Se cumplen 1700 años del Primer Concilio de Nicea, considerado el primero de los ecuménicos de la Iglesia –es decir, que participan obispos de todo el mundo–, celebrado del 20 de mayo al 25 de julio del 325 en esa ciudad del Imperio Romano –hoy Íznik, en Turquía–; y al que se dice que, convocado por el obispo Osio de Córdoba –si no por el propio emperador Constantino, convertido al Cristianismo–, que debió de presidirlo, asistieron 318 obispos.
Habían pasado tan solo doce años desde que, en el 313, los emperadores Constantino y Licinio firmaran el Edicto de Milán, tradicionalmente considerado como el que estableció la libertad religiosa en el Imperio y puso fin a las persecuciones contra los cristianos; y con este concilio se buscaba asegurar la unidad de una Iglesia que estaba dividida.
La divergencia radicaba fundamentalmente en la naturaleza de Jesucristo: en si Dios Hijo era consustancial a Dios Padre, de su misma naturaleza –‘homoousios’ es el término griego–, tal y como defendía, entre otros, el entonces diácono Atanasio de Alejandría; o si, por el contrario, el Hijo había sido creado por el Padre y, por tanto, no era Dios mismo, como sostenía principalmente el presbítero alejandrino Arrio. El concilio concluyó lo primero y condenó lo segundo –aunque el debate se prolongaría durante décadas–; y, aún más, quedó plasmado en el credo ‘largo’ –que se completará en el Primer Concilio de Constantinopla, en el 381–, que todavía hoy profesamos en la eucaristía.

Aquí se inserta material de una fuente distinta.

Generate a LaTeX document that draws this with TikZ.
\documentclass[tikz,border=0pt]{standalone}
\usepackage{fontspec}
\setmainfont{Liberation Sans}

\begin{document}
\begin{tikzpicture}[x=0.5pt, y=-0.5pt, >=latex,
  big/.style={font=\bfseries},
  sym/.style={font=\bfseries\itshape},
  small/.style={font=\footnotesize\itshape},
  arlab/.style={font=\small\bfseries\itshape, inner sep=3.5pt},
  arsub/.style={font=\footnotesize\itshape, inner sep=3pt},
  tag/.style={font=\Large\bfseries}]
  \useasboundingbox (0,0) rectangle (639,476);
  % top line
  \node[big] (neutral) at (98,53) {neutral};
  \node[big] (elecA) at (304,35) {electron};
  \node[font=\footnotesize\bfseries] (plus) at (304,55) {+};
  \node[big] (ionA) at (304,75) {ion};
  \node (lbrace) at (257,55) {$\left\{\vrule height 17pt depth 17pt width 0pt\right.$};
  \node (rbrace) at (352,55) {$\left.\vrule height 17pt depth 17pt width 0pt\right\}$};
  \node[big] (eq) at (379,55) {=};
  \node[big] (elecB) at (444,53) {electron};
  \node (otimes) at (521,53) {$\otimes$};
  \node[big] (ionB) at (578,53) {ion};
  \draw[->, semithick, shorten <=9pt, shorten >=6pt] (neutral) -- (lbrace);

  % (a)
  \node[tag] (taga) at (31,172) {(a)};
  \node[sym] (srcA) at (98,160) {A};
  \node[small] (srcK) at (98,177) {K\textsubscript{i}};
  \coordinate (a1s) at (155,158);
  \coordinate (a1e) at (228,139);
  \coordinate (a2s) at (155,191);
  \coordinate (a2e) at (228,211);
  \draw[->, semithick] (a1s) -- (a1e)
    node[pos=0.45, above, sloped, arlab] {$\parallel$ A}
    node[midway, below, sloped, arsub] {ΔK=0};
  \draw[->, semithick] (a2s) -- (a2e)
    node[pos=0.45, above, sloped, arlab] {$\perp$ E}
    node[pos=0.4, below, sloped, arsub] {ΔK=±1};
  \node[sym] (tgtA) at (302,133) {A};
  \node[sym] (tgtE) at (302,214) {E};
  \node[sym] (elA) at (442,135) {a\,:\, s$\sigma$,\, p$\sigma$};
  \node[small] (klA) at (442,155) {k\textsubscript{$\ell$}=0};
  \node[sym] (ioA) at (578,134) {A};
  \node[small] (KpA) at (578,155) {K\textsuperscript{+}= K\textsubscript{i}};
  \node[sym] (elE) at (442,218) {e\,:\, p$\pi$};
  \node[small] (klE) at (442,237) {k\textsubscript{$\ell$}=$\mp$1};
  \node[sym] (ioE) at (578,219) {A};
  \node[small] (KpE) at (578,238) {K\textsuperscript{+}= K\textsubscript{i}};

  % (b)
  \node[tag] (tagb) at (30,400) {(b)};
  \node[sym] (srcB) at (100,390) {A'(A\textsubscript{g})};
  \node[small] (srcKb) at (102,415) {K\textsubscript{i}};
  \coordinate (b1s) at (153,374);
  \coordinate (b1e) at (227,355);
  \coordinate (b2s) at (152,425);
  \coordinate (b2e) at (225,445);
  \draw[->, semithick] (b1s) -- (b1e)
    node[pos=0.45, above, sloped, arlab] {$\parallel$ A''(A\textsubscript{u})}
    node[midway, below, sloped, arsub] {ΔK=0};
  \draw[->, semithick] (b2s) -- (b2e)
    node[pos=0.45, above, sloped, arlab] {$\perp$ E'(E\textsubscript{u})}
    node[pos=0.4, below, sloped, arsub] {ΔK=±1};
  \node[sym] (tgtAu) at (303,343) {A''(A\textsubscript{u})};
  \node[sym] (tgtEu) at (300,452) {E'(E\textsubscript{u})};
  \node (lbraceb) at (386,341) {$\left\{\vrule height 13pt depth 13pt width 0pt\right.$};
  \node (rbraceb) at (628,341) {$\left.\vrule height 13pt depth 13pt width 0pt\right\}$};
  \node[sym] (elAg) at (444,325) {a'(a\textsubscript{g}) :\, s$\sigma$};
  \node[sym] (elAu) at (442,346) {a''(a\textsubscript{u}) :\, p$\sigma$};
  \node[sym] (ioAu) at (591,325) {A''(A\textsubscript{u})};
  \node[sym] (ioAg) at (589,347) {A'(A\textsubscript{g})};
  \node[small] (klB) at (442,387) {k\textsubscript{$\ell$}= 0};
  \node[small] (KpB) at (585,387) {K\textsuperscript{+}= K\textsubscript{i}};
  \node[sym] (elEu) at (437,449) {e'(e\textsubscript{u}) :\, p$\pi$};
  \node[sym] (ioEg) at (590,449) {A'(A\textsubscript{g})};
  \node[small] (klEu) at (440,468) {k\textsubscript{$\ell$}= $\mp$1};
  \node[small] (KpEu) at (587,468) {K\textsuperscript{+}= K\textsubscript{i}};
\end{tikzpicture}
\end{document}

No fue esta la única cuestión abordada en Nicea. Permíteme destacar otras dos: la primera, el establecimiento de una veintena de cánones –normas de obligado cumplimiento–, fundamentales en el Derecho Canónico; y la segunda, la determinación de la fecha de la Pascua, fijada para todos los cristianos en el primer domingo después de la luna llena tras el equinoccio de primavera en el hemisferio norte –la ‘luna llena eclesiástica’–, por lo que el Domingo de Resurrección oscila entre el 22 de marzo y el 25 de abril.